**EXERCISE REQUIREMENTS:** No pictures belong in the copy; return exactly the lines from the one with "Write a component" through the one with "const yLabeled = [3, 10, 12];", both ends included, and nothing else.

**RECORDS PROVIDED:**
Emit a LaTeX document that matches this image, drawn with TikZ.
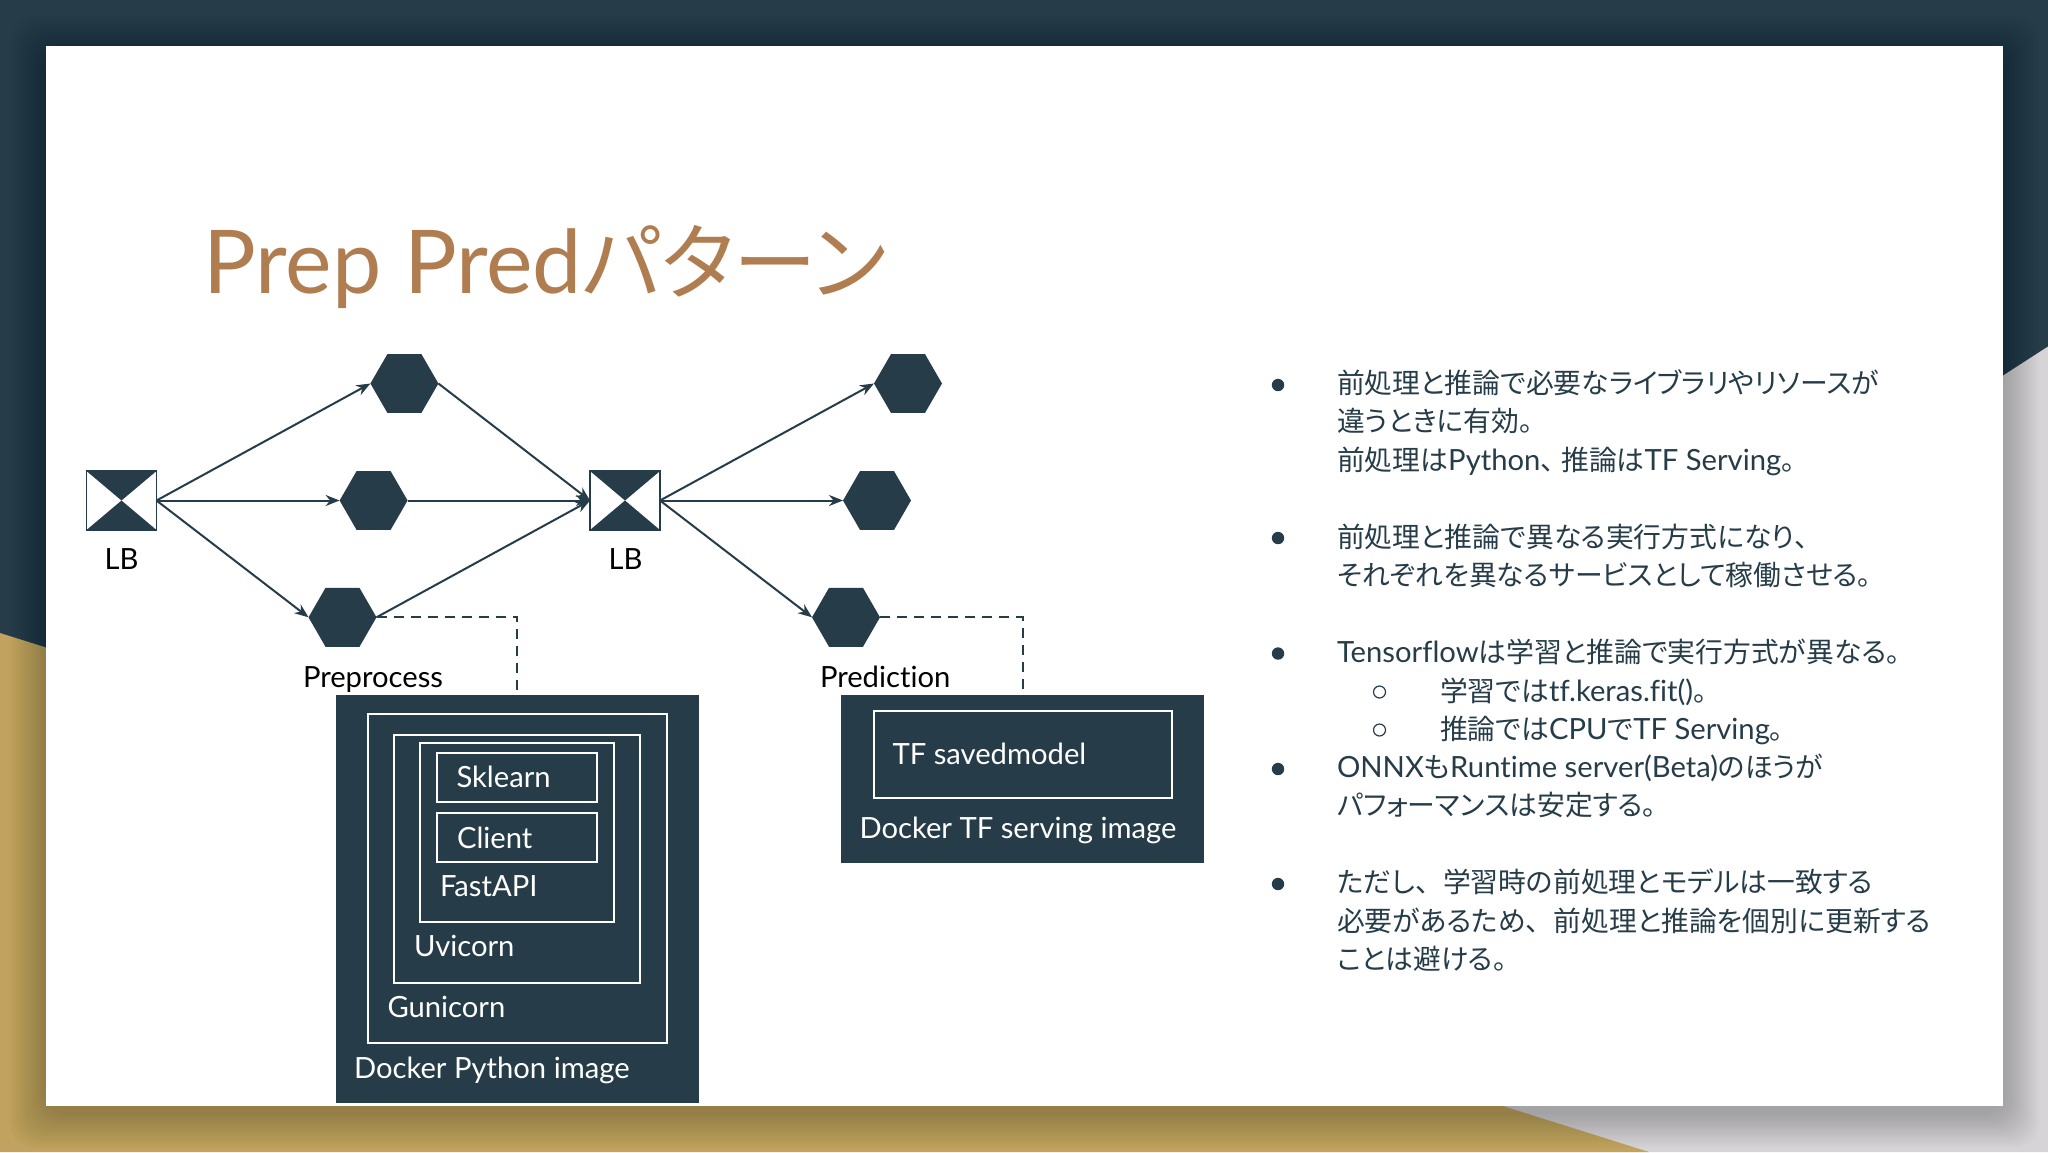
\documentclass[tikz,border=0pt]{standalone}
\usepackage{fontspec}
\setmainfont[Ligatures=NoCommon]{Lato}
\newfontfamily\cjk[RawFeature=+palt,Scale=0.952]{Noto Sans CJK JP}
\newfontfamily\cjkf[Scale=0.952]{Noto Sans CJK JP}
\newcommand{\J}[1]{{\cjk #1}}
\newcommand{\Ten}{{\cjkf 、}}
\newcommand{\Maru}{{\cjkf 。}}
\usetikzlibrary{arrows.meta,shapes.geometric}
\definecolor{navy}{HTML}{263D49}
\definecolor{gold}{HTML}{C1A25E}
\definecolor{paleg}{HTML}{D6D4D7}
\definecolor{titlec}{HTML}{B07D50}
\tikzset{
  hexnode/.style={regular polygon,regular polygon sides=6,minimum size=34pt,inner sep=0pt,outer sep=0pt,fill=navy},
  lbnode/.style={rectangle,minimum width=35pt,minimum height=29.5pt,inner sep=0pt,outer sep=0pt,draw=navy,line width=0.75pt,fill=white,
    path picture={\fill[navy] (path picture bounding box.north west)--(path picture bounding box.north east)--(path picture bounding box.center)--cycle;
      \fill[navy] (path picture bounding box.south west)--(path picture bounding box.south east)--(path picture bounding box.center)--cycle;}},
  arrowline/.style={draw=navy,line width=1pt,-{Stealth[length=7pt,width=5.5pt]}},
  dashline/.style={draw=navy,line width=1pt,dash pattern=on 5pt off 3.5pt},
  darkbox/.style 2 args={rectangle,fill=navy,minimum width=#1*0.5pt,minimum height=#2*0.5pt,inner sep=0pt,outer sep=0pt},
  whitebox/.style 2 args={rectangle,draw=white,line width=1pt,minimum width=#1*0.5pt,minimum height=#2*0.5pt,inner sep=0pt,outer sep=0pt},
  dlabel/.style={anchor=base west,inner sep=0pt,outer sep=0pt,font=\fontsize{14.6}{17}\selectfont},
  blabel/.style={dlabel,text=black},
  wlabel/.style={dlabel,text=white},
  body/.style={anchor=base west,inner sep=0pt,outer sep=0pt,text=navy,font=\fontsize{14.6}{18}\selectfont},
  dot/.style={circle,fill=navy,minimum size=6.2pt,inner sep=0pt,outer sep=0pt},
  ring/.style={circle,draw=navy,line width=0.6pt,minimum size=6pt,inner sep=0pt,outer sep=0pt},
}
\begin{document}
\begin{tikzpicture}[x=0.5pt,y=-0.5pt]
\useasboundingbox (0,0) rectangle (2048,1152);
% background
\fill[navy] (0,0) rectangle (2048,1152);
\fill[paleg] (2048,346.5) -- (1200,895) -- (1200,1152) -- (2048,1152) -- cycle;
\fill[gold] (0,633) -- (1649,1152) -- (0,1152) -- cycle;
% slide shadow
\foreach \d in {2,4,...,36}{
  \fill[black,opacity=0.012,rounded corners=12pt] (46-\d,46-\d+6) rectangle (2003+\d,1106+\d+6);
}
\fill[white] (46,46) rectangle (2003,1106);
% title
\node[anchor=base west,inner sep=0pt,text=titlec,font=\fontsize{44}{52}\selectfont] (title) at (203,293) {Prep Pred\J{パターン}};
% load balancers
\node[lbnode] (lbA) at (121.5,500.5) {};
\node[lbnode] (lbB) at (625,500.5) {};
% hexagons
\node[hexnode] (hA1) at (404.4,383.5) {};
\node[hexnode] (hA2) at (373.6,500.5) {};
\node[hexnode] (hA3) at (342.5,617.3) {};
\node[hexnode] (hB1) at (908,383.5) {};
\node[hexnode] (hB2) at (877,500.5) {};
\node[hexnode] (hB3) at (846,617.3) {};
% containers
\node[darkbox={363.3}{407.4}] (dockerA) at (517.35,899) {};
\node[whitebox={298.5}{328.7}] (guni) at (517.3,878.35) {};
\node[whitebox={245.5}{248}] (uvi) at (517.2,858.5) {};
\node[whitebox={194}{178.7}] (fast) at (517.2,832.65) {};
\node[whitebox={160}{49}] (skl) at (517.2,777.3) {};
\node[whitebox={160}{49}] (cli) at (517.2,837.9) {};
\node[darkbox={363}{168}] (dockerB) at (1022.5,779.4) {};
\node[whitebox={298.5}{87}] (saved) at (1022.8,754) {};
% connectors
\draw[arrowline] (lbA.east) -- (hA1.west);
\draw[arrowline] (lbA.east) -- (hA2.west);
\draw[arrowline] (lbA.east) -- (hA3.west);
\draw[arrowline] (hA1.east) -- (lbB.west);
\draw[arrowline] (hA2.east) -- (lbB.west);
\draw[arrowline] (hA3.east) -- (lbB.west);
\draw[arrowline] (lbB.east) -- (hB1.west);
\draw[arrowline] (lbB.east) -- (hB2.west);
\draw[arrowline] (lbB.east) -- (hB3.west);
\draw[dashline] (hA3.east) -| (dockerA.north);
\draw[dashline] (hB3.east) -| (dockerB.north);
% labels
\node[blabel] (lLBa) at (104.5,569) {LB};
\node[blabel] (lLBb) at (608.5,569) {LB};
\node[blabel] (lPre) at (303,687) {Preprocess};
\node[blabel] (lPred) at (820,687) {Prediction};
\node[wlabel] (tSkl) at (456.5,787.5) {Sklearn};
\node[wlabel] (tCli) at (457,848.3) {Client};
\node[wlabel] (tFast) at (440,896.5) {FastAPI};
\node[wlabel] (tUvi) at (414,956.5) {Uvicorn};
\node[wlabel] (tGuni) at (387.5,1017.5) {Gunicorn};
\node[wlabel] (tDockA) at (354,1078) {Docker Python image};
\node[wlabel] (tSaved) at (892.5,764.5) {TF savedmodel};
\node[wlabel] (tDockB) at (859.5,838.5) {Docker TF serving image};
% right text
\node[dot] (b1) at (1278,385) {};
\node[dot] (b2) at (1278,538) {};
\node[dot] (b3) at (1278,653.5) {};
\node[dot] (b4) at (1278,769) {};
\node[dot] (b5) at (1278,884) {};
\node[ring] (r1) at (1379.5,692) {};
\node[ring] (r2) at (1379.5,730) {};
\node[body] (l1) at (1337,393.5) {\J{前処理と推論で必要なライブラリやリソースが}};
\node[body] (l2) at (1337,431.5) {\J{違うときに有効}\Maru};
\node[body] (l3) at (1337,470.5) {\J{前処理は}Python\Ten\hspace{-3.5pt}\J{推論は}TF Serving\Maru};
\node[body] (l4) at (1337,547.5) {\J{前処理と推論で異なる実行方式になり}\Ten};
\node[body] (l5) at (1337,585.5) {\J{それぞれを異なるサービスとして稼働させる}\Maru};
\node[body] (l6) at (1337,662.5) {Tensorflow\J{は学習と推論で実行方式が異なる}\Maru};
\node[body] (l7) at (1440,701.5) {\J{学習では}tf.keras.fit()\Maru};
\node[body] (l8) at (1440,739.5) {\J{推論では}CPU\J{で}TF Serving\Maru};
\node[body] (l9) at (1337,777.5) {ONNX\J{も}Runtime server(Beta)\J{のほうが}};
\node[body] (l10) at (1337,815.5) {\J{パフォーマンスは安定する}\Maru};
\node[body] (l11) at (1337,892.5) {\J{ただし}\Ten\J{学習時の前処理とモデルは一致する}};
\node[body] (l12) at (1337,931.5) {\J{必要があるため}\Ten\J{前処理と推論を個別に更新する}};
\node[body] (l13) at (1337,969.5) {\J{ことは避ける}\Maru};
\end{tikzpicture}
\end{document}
...
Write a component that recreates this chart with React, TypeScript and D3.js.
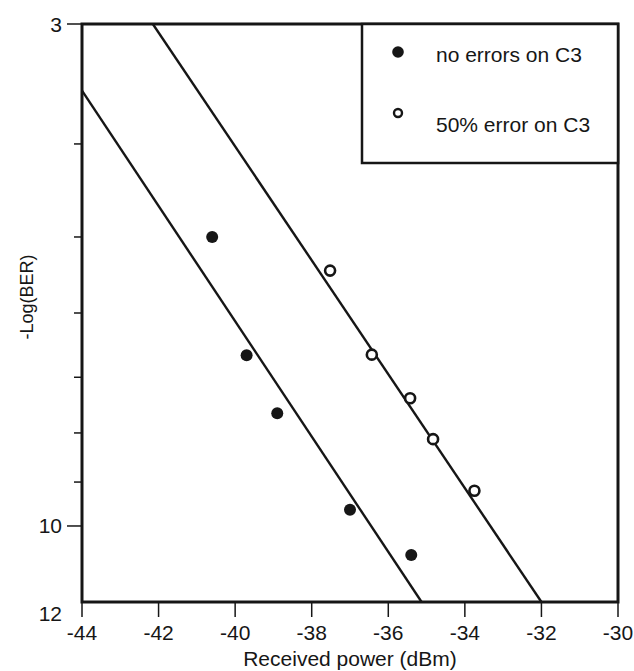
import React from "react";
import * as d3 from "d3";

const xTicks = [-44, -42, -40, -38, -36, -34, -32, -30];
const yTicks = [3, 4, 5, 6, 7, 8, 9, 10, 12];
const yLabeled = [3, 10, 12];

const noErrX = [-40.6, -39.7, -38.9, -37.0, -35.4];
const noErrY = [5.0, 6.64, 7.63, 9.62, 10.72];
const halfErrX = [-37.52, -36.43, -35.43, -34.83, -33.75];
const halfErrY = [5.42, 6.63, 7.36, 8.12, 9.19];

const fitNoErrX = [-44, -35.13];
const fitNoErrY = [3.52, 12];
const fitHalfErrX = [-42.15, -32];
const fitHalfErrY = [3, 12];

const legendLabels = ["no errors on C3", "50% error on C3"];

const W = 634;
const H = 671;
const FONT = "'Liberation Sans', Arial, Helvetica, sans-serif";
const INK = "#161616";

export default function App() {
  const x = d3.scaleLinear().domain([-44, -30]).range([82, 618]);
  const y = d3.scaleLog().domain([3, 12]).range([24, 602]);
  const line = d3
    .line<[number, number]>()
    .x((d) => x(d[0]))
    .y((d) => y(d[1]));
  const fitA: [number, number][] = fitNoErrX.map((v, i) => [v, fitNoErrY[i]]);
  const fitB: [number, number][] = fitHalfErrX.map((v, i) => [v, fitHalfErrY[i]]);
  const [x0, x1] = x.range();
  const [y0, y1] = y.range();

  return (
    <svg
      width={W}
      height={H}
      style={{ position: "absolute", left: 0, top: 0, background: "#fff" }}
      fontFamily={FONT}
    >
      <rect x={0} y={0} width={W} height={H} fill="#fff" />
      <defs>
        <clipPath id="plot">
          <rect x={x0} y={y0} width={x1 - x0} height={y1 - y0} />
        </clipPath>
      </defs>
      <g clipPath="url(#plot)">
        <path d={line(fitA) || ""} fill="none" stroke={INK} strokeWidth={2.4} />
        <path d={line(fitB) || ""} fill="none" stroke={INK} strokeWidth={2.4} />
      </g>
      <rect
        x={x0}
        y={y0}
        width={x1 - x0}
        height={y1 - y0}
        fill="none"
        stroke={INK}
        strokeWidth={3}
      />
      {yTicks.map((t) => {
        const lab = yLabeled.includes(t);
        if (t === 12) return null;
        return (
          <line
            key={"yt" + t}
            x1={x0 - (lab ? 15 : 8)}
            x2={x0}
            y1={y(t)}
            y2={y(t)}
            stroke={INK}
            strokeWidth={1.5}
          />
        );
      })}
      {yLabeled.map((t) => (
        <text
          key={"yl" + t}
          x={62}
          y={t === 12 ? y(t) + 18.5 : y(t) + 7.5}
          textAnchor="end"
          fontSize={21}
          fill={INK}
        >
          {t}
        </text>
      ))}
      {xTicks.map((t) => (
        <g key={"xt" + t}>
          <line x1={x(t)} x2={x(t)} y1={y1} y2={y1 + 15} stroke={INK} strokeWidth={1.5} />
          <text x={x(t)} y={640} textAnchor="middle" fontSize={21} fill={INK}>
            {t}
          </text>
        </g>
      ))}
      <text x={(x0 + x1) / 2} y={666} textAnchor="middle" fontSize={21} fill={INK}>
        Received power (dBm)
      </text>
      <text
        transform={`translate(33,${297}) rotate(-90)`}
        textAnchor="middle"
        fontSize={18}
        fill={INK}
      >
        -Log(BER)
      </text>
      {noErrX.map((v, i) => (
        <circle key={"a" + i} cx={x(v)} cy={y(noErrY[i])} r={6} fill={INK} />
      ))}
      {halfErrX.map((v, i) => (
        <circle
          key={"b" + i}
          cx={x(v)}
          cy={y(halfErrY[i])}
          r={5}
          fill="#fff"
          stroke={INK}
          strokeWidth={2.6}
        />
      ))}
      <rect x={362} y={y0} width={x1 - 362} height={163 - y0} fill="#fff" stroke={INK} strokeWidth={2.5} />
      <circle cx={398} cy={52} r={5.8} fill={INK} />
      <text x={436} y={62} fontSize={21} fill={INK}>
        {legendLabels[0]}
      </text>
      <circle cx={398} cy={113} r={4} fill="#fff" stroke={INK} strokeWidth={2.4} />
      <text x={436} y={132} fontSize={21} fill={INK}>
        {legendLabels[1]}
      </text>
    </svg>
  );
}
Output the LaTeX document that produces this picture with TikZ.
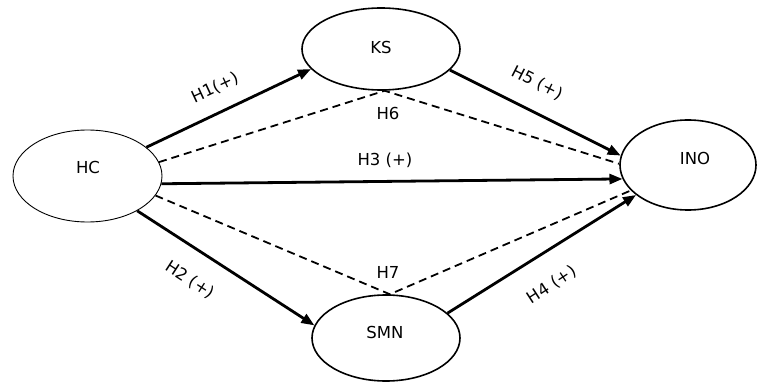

**WRITTEN SOLUTION:**
Write a component that recreates this chart with React, TypeScript and D3.js.
import React from "react";
import * as d3 from "d3";

const xTicks = [-44, -42, -40, -38, -36, -34, -32, -30];
const yTicks = [3, 4, 5, 6, 7, 8, 9, 10, 12];
const yLabeled = [3, 10, 12];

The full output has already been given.